HARRISBURG, Pa. — Human-centered technology design and development is a creative approach to real-world interdisciplinary problem solving that is focused on developing applications of technology for people. The approach uses various theories and methods of analysis to understand how people interact with different technologies, and incorporates social and psychological aspects of information and technology use.
Basically, the approach is designed to help professionals integrate human behaviors, both individually and socially, into the process of developing an information system application, according to Roderick Lee, associate professor of information systems in Penn State Harrisburg’s School of Business Administration.
Lee has developed a course that enables information sciences and technology (IST) students to learn these concepts through immersion in real-world applications.
For the course, Lee uses a service-learning model, and student teams in his class work on projects that implement the foundations of human-centered design through practical use. Lee explains that a benefit of this type of instruction is the focus on interpersonal development and teamwork: “They need to be able to work effectively in class, but they also need to be able to work effectively as part of a team.”
The projects often are for non-profits or other small organizations within the community, which may not have the resources to design interactive applications. Another benefit of this, says Lee, is that the student teams often feel a greater sense of importance and engagement in their work, as they know it is going to be used for an actual client. Providing opportunities for students to work within their community in order to immediately apply what they are learning is an element of education that Lee values.
For the fall 2018 semester, a team in the class, led by student Brooke Libhart, wanted a challenge that would allow them to apply the theories and concepts of the IST class in a hands-on way. At the same time, the college's human resources office was seeking a more effective method for collecting data from departing staff.
David Beardsley, a regional human resources strategic partner for Penn State Harrisburg, explained that the college’s Staff Advisory Council (SAC) was the catalyst for this project. With their input, the Office of Human Resources recognized the need for a formalized exit process for staff who have decided to leave or otherwise change positions within the University. HR associate Dawn Hamaty was aware of the type of service-learning projects Lee conducts with his classes and reached out to him for help.
This is the first time that students have worked with the human resources office on this kind of professional level to complete a project. Hamaty lauded the student group’s motivation and thoroughness throughout the development process. “It was amazing. [The students] really drove the project … We gave some initial thoughts and had a number of meetings where they asked pointed questions about our needs and how we were going to be using the survey, but ultimately they took the initiative and developed a very user-friendly survey.”
The exit survey that Libhart’s team designed is meant to gather a variety of data about departing staff. From the survey results, the human resources office will be able to better understand not only why the employee has left their position, but the attributes and competencies that should be present in the successor. There are questions ranging from why the employee left, to their experience in their role, to what opportunities they see for improvement.

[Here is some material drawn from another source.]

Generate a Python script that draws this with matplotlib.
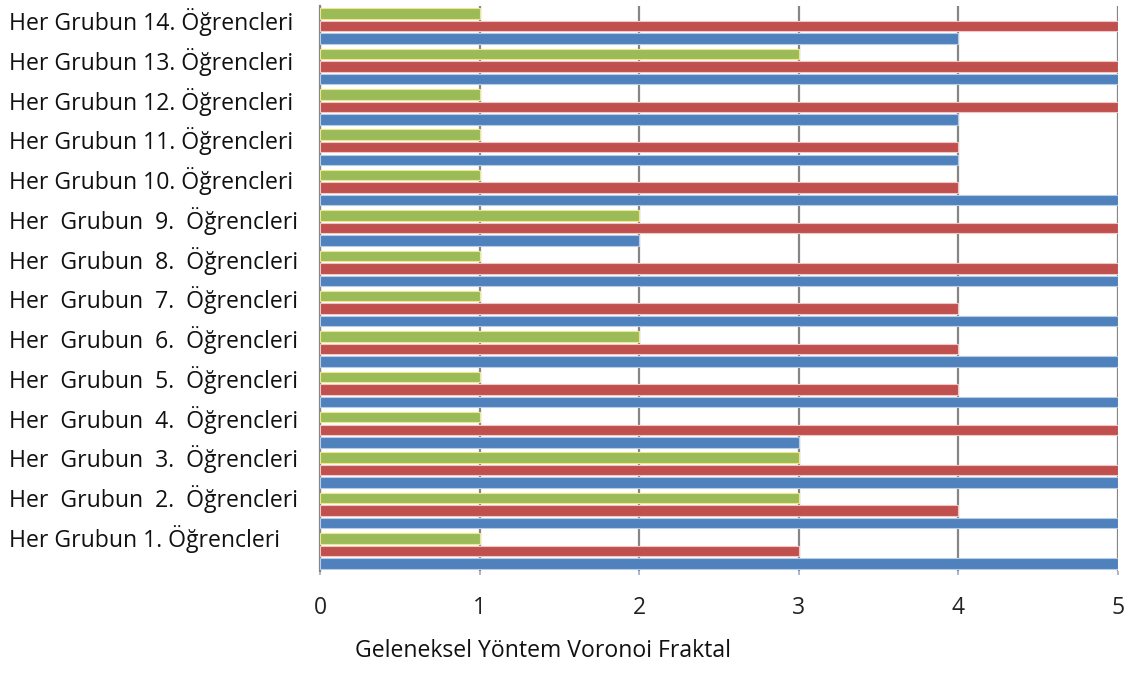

Because human-centered design relies heavily on understanding the needs, motivations and behaviors of users, Libhart’s team worked closely with the office to design a product that can be adapted and modified, as well as ensuring that the user will intuitively be able to enter requested information. Libhart said that ensuring that the product could be used now and in the future was the team’s ultimate goal.
“The clients are the ones using the software, and it’s important for them to have what they want and need,” she said.
“We conducted several rounds of user testing to make sure our product was going in the right direction,” Libhart said. With each round, the students were able to check in with Lee to be sure they were applying the concepts of the course, and get feedback from the human resources staff on how the technology was meeting current needs as well as anticipated future needs.
The project needed to be dynamic, and Beardsley said it may be used beyond the Harrisburg campus. This is precisely why Libhart and her team developed a product that is adaptable to changing needs, and provided the training and a manual on how to use the application fully.
Beardsley and Hamaty continued to praise the student team on their commitment to the needs of the office while developing and implementing the exit survey.
“They were really professional and business oriented,” Hamaty said. Lee echoed the praise, saying, “These students were very motivated and engaged. They wanted to design an application that was going to live on once they graduated … they put in a lot of time, effort and energy to provide the stakeholders with what they needed.”